• **What to do**
Word for word, copy all the data and drop the pictures.

• **Data section**
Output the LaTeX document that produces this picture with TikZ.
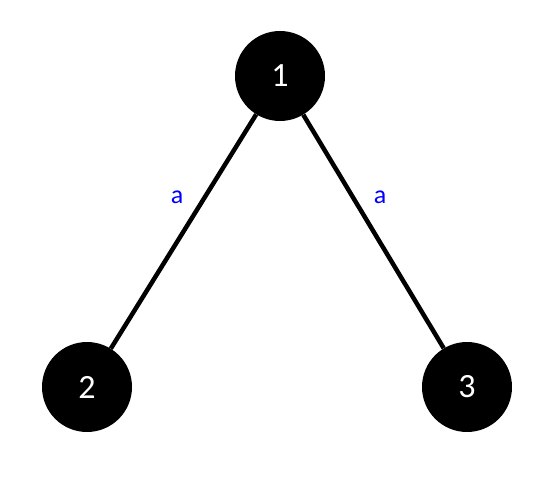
\documentclass[tikz,border=0pt]{standalone}
\usepackage{fontspec}
\setmainfont{Carlito}
\begin{document}
\begin{tikzpicture}[x=1pt,y=-1pt,
  vnode/.style={circle,fill=black,minimum size=90pt,inner sep=0pt,text=white,font=\fontsize{34}{38}\selectfont},
  edge/.style={line width=4.5pt},
  elabel/.style={text=blue,font=\fontsize{26}{30}\selectfont}]
\useasboundingbox (0,0) rectangle (556,486);
\node[vnode] (n1) at (280,76) {1};
\node[vnode] (n2) at (87,387) {2};
\node[vnode] (n3) at (467,387) {3};
\draw[edge] (n1) -- (n2);
\draw[edge] (n1) -- (n3);
\node[elabel] (l1) at (177,197) {a};
\node[elabel] (l2) at (380,197) {a};
\end{tikzpicture}
\end{document}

• **The result**
Output the LaTeX document that produces this picture with TikZ.
\documentclass[tikz,border=0pt]{standalone}
\usepackage{fontspec}
\setmainfont{Carlito}
\begin{document}
\begin{tikzpicture}[x=1pt,y=-1pt,
  vnode/.style={circle,fill=black,minimum size=90pt,inner sep=0pt,text=white,font=\fontsize{34}{38}\selectfont},
  edge/.style={line width=4.5pt},
  elabel/.style={text=blue,font=\fontsize{26}{30}\selectfont}]
\useasboundingbox (0,0) rectangle (556,486);
\node[vnode] (n1) at (280,76) {1};
\node[vnode] (n2) at (87,387) {2};
\node[vnode] (n3) at (467,387) {3};
\draw[edge] (n1) -- (n2);
\draw[edge] (n1) -- (n3);
\node[elabel] (l1) at (177,197) {a};
\node[elabel] (l2) at (380,197) {a};
\end{tikzpicture}
\end{document}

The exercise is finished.